Nonetheless, from the beginning of the Syrian uprising last March, Iran has been shipping weapons to Assad's military which are used to kill more Syrian citizens -- at least 3,000 so far -- as well as cash to help the government stave off economic collapse, while blaming America and the West for the violence.

In a particularly hypocritical example, Alaeddin Boroujerdi, a senior Iranian official, recently urged Egyptians "to help counter U.S. interference" in Syria. A few days before that, Turkey seized an Iranian weapons shipment on its way to Syria. Earlier this year, Turkey seized an Iranian plane en route to Damascus and impounded crates of assault rifles, mortars and ammunition. The manifest described the cargo as "auto parts."

So who's really interfering?

Before Ahmadinejad made his fatuous critical comment, his government had writhed and squirmed to justify its undying support for Syria. Iranians protesting in favor of the Syrian revolt were placed under house arrest. The government suspended aid to Hamas, the Palestinian terror group, because its leaders refused to express support for Assad.

Iran made an agreement to build an airport military compound in Syria -- all the while complaining that the U.S. and Israel were trying to a "spark a sectarian war" in Syria and "hindering political reforms." (Sometimes you have to wonder: In today's interconnected world, do leaders like Ahmadinejad actually think anyone, anywhere, sees statements like that as anything other than comical?)

Iran is coming unhinged. While playing -- and losing -- a dangerous double game in Syria, Ahmadinejad promised to release two imprisoned American hikers, only to find that the Iranian courts overruled his decision 24 hours later, until finally releasing them Wednesday.

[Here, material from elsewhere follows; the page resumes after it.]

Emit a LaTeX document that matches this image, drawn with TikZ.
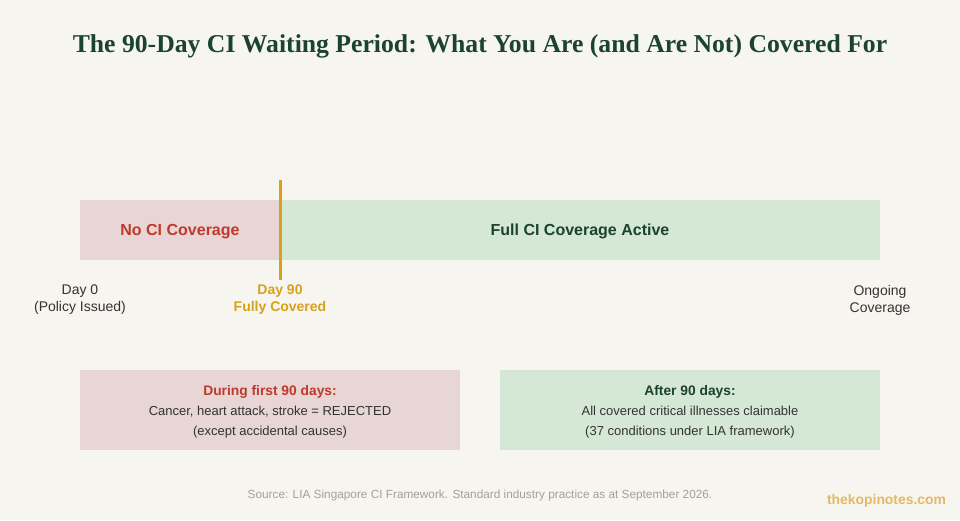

Then, a few days ago, the state faced a crisis at home. The government warned that "dangerous counter-revolutionaries" from abroad were stoking boisterous squirt-gun games among youths in public parks. Gen. Ahmad Radan said his forces have made arrests.

(Joel Brinkley, a professor of journalism at Stanford University, is a Pulitzer Prize-winning former foreign correspondent for the New York Times.)